Archive for September, 2008

Back on the MBTA

Tuesday, September 23rd, 2008

Yesterday one of the plates on my bicycle chain came loose on the ride to work, and instead of soft pedaling home I opted to take public transportation.  It’d been a while since I had taken the T home from work, and so I was a little rusty when it came to things like rushing down to the platform to stand outside an empty train, only to find out five minutes later, that another train, on another platform would be taking me into the city, but not before it sat dumbly on the track for five to ten minutes.

I spent the time getting my grumpy on, dwelling on my nearly broken bicycle chain, the fact that I haven’t been running lately, all the crap I have to get done, yadda yadda yadda.  Meanwhile, some dopey kid with a Razor scooter and his pal get on the train.  He wasn’t really a kid, so much as a young adult, and the scooter wasn’t so much a mode of transportation but a badge proclaiming him a free spirit.  So, the kid then, is looking around the train all self righteous, and lecturing his pal with this smug sense of bravado.

Though a non-believer at heart I sent a small prayer up asking for the train to jerk forward and send him reeling from his scooter.  Unfortunately, if there was a conversion experience on the redline yesterday it didn’t involve me.

Then the kid is pointing out to his friend that everybody on the T sits a seat apart from everybody else. “It’s like they’re afraid of one another,” and as if to illustrate how silly this is, and to suggest maybe that everybody should sit as close as humanly possible to one another, he plops himself between to people who wanted absolutely nothing to do with him.

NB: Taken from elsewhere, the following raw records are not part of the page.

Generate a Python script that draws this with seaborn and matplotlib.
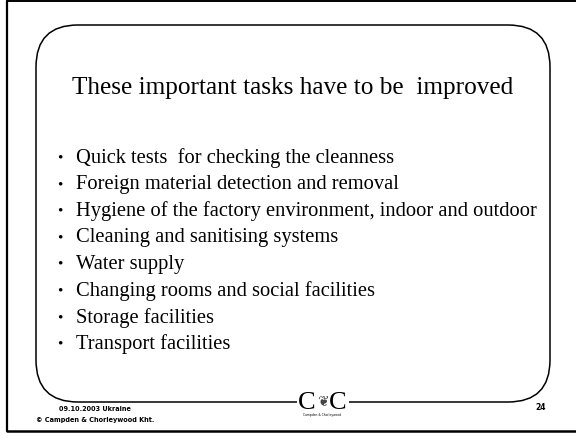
import matplotlib
matplotlib.use('Agg')
import matplotlib.pyplot as plt
from matplotlib.patches import FancyBboxPatch, Rectangle
import seaborn as sns

sns.set_theme(style='white')
plt.rcParams['font.family'] = ['Liberation Serif', 'DejaVu Serif']

TITLE = 'These important tasks have to be  improved'
TASKS = [
    'Quick tests  for checking the cleanness',
    'Foreign material detection and removal',
    'Hygiene of the factory environment, indoor and outdoor',
    'Cleaning and sanitising systems',
    'Water supply',
    'Changing rooms and social facilities',
    'Storage facilities',
    'Transport facilities',
]
FOOTER = ['09.10.2003 Ukraine', '\u00a9 Campden & Chorleywood Kht.']
PAGE = '24'
LOGO = ['C', 'C']
LOGO_SUB = 'Campden & Chorleywood'

W, H = 576, 439
fig = plt.figure(figsize=(W / 100, H / 100), dpi=100)
ax = fig.add_axes([0, 0, 1, 1])
ax.set_xlim(0, W)
ax.set_ylim(H, 0)
ax.axis('off')

# outer frame: left, top, bottom
ax.plot([7, 7], [2, 432], color='black', lw=1.6)
ax.plot([7, W], [2, 2], color='black', lw=1.4)
ax.plot([7, W], [432, 432], color='black', lw=1.8)

# rounded panel
box = FancyBboxPatch((36, 26), 514, 377, boxstyle='round,pad=0,rounding_size=42',
                     fill=False, edgecolor='black', lw=1.1)
ax.add_patch(box)

ax.text(293, 88, TITLE, ha='center', va='center', fontsize=18.2, color='black')

y0, step = 158, 26.6
for i, task in enumerate(TASKS):
    y = y0 + i * step
    ax.text(60, y, '\u2022', ha='center', va='center', fontsize=11, color='black')
    ax.text(76, y, task, ha='left', va='center', fontsize=14.8, color='black')

# footer
for i, line in enumerate(FOOTER):
    ax.text(95, 409 + i * 11, line, ha='center', va='center', fontsize=4.7,
            fontweight='bold', family=['DejaVu Sans'], color='black')
ax.text(541, 408, PAGE, ha='center', va='center', fontsize=5.5,
        fontweight='bold', family=['DejaVu Sans'], color='black')

# logo breaking the bottom of the panel
ax.add_patch(Rectangle((297, 396), 52, 14, facecolor='white', edgecolor='none', zorder=3))
for i, ch in enumerate(LOGO):
    ax.text(307 + i * 31, 403, ch, ha='center', va='center', fontsize=19,
            color='black', zorder=4)
ax.text(322.5, 401, '\u2766', ha='center', va='center', fontsize=10,
        family=['DejaVu Sans'], color='#444444', zorder=4)
ax.text(322, 415, LOGO_SUB, ha='center', va='center', fontsize=2.2,
        family=['DejaVu Sans'], color='black', zorder=4)

fig.savefig('out.png', dpi=100, facecolor='white')
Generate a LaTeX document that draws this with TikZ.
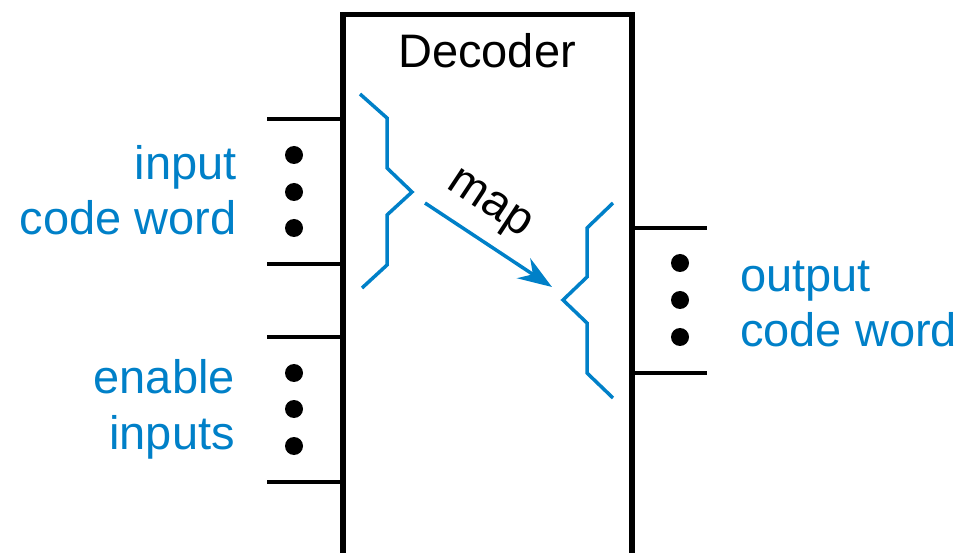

I was very tempted to say to nobody in particular, “oh look, Holden Caulfield is on the train today,” but I didn’t for any number of reasons, some of which I will go over now, so that you can get a better look at how exactly I think. 

1. For the most party I am personally very averse to confrontation of all kinds.
2. I wasn’t sure that anybody else on the train would get it.
3. I wasn’t sure I would really get it either since, truth be told, I have never really read Catcher in the Rye.
4. I didn’t feel like the price paid for combatting his ridiculousness (i.e. me suddenly becoming the old crank) was worth it.
5. I knew that I could seek passive-aggresive refuge in my blog and compain about him there.

I am a Shaws Card Holder

Thursday, September 18th, 2008

Do you go to Shaws Supermarket?

A lot of people do. In Boston, Shaws just might be the most popular supermarket around. Just about every neighborhood has one, and those neighborhoods that don’t have one, if there are any, probably want one.

When you are inside a Shaws, you can’t help but notice how clean and well laid out all of the aisles are, and how this makes things so easy to find. There is one exception, a certain dirty messy Shaws that I won’t bother to name here, but all of the others I have been to have been everything a supermarket could ever aspire to be.

The bottom line is: Shaws is where it’s at!

I don’t mean to brag or anything, but guess who is a VIP at Shaws?

Mayor Menino?

Maybe, but guess again. Stumped?

The answer is me. This afternoon I received my special Shaws card. Now, no matter which Shaws I go to, all I have to do is show them my premium membership card and I get all sorts of special deals. For example, most people would have to pay $.79 for a candy bar. Well, if I buy two of those candy bars, I get two more FOR FREE!

Now, I don’t think it’s necessary to abuse these privileges. After all, the reason I have this card is because I am a respectable person, and respectable people don’t go around buying 45 cases of Coca-cola just because they are half off through Sunday. Respectable people like myself, card members, know that there will always be a deal waiting for them at Shaws, and stocking up ridiculously on provisions like Coca-Cola is something for people who shop at BJ’s or Costco. There is a bond of trust between us and our supermarket, the knowledge that we will always, despite the looming threat of a nuclear armed Iran, be there for one another.

What was that? You say you would like to go shopping with me? Well now. This relationship is something you have to earn. You can’t just leech off a member in the same way you can’t just become a member. You have to establish a relationship with this institution that shows you possess those same attributes and virtues that Shaws required to become what it is today. Once they get to know you, they will give you a look, a look of familiarity possibly. Something that tells them you are worth investing in. And they will ask you, “Do you have a Shaws card?” And then you will ask them how to get one, and before you know it, trust will have VALUE!

Together, Shaws and you will forge ahead to a bright new future!